Set problem: Skip the pictures. Transcribe the rest of the data below without changing a word.

"""

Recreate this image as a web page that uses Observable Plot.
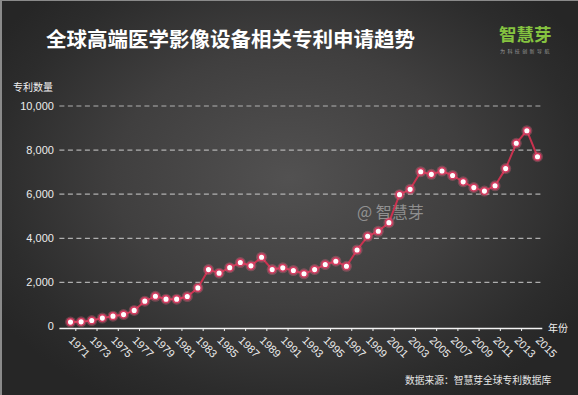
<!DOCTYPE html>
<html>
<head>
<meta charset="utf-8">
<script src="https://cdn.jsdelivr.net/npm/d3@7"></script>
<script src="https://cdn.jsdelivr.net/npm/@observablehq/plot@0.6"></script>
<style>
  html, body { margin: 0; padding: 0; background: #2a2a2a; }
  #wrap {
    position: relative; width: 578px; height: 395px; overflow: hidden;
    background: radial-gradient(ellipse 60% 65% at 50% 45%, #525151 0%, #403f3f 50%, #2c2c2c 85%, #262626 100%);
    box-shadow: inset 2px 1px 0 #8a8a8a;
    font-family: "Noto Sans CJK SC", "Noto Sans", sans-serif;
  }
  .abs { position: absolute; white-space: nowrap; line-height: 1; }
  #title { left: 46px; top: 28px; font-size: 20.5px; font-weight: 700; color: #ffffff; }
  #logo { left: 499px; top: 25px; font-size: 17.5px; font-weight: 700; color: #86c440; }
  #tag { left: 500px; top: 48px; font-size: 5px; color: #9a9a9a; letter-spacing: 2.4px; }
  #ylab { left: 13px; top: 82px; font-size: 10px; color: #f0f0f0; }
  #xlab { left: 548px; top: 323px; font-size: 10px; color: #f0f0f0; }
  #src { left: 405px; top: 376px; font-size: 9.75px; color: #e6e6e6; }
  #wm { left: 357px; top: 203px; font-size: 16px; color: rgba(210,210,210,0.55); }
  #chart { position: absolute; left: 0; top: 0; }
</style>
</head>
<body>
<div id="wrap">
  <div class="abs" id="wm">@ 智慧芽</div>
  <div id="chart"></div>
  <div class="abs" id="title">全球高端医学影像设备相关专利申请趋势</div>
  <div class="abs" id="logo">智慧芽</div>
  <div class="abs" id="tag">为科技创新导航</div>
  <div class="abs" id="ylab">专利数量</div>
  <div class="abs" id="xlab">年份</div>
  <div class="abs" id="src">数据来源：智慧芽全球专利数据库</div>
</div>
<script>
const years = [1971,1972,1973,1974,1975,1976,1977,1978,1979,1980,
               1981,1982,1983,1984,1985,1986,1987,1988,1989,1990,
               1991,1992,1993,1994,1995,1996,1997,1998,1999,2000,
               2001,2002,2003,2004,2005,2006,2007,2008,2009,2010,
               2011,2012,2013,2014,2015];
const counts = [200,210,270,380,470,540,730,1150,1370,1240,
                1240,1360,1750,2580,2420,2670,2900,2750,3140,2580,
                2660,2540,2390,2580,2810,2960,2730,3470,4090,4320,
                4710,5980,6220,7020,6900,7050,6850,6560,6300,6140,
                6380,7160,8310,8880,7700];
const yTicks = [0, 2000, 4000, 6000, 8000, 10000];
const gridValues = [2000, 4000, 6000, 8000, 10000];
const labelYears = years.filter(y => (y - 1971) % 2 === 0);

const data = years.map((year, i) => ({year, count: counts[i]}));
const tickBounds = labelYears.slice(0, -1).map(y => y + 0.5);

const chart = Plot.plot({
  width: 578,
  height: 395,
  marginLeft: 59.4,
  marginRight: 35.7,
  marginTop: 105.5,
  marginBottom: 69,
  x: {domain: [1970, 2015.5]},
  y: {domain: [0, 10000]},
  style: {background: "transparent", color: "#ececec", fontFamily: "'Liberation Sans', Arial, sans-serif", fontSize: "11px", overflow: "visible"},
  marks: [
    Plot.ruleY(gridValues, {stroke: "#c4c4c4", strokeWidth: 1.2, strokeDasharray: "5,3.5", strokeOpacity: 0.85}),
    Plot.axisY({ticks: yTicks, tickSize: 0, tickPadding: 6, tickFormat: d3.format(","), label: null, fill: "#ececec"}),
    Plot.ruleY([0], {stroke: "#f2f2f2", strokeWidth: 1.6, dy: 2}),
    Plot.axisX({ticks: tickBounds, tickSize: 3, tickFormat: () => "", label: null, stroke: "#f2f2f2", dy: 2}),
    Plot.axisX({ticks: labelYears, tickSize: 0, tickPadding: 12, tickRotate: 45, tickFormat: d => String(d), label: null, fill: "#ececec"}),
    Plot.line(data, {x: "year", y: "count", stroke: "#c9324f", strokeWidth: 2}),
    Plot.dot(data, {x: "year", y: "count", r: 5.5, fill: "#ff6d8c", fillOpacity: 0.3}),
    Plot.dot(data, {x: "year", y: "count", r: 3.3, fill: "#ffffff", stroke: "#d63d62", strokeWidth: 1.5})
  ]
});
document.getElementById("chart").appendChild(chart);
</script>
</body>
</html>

"""

Response:
Recreate this image as a web page that uses Observable Plot.
<!DOCTYPE html>
<html>
<head>
<meta charset="utf-8">
<script src="https://cdn.jsdelivr.net/npm/d3@7"></script>
<script src="https://cdn.jsdelivr.net/npm/@observablehq/plot@0.6"></script>
<style>
  html, body { margin: 0; padding: 0; background: #2a2a2a; }
  #wrap {
    position: relative; width: 578px; height: 395px; overflow: hidden;
    background: radial-gradient(ellipse 60% 65% at 50% 45%, #525151 0%, #403f3f 50%, #2c2c2c 85%, #262626 100%);
    box-shadow: inset 2px 1px 0 #8a8a8a;
    font-family: "Noto Sans CJK SC", "Noto Sans", sans-serif;
  }
  .abs { position: absolute; white-space: nowrap; line-height: 1; }
  #title { left: 46px; top: 28px; font-size: 20.5px; font-weight: 700; color: #ffffff; }
  #logo { left: 499px; top: 25px; font-size: 17.5px; font-weight: 700; color: #86c440; }
  #tag { left: 500px; top: 48px; font-size: 5px; color: #9a9a9a; letter-spacing: 2.4px; }
  #ylab { left: 13px; top: 82px; font-size: 10px; color: #f0f0f0; }
  #xlab { left: 548px; top: 323px; font-size: 10px; color: #f0f0f0; }
  #src { left: 405px; top: 376px; font-size: 9.75px; color: #e6e6e6; }
  #wm { left: 357px; top: 203px; font-size: 16px; color: rgba(210,210,210,0.55); }
  #chart { position: absolute; left: 0; top: 0; }
</style>
</head>
<body>
<div id="wrap">
  <div class="abs" id="wm">@ 智慧芽</div>
  <div id="chart"></div>
  <div class="abs" id="title">全球高端医学影像设备相关专利申请趋势</div>
  <div class="abs" id="logo">智慧芽</div>
  <div class="abs" id="tag">为科技创新导航</div>
  <div class="abs" id="ylab">专利数量</div>
  <div class="abs" id="xlab">年份</div>
  <div class="abs" id="src">数据来源：智慧芽全球专利数据库</div>
</div>
<script>
const years = [1971,1972,1973,1974,1975,1976,1977,1978,1979,1980,
               1981,1982,1983,1984,1985,1986,1987,1988,1989,1990,
               1991,1992,1993,1994,1995,1996,1997,1998,1999,2000,
               2001,2002,2003,2004,2005,2006,2007,2008,2009,2010,
               2011,2012,2013,2014,2015];
const counts = [200,210,270,380,470,540,730,1150,1370,1240,
                1240,1360,1750,2580,2420,2670,2900,2750,3140,2580,
                2660,2540,2390,2580,2810,2960,2730,3470,4090,4320,
                4710,5980,6220,7020,6900,7050,6850,6560,6300,6140,
                6380,7160,8310,8880,7700];
const yTicks = [0, 2000, 4000, 6000, 8000, 10000];
const gridValues = [2000, 4000, 6000, 8000, 10000];
const labelYears = years.filter(y => (y - 1971) % 2 === 0);

const data = years.map((year, i) => ({year, count: counts[i]}));
const tickBounds = labelYears.slice(0, -1).map(y => y + 0.5);

const chart = Plot.plot({
  width: 578,
  height: 395,
  marginLeft: 59.4,
  marginRight: 35.7,
  marginTop: 105.5,
  marginBottom: 69,
  x: {domain: [1970, 2015.5]},
  y: {domain: [0, 10000]},
  style: {background: "transparent", color: "#ececec", fontFamily: "'Liberation Sans', Arial, sans-serif", fontSize: "11px", overflow: "visible"},
  marks: [
    Plot.ruleY(gridValues, {stroke: "#c4c4c4", strokeWidth: 1.2, strokeDasharray: "5,3.5", strokeOpacity: 0.85}),
    Plot.axisY({ticks: yTicks, tickSize: 0, tickPadding: 6, tickFormat: d3.format(","), label: null, fill: "#ececec"}),
    Plot.ruleY([0], {stroke: "#f2f2f2", strokeWidth: 1.6, dy: 2}),
    Plot.axisX({ticks: tickBounds, tickSize: 3, tickFormat: () => "", label: null, stroke: "#f2f2f2", dy: 2}),
    Plot.axisX({ticks: labelYears, tickSize: 0, tickPadding: 12, tickRotate: 45, tickFormat: d => String(d), label: null, fill: "#ececec"}),
    Plot.line(data, {x: "year", y: "count", stroke: "#c9324f", strokeWidth: 2}),
    Plot.dot(data, {x: "year", y: "count", r: 5.5, fill: "#ff6d8c", fillOpacity: 0.3}),
    Plot.dot(data, {x: "year", y: "count", r: 3.3, fill: "#ffffff", stroke: "#d63d62", strokeWidth: 1.5})
  ]
});
document.getElementById("chart").appendChild(chart);
</script>
</body>
</html>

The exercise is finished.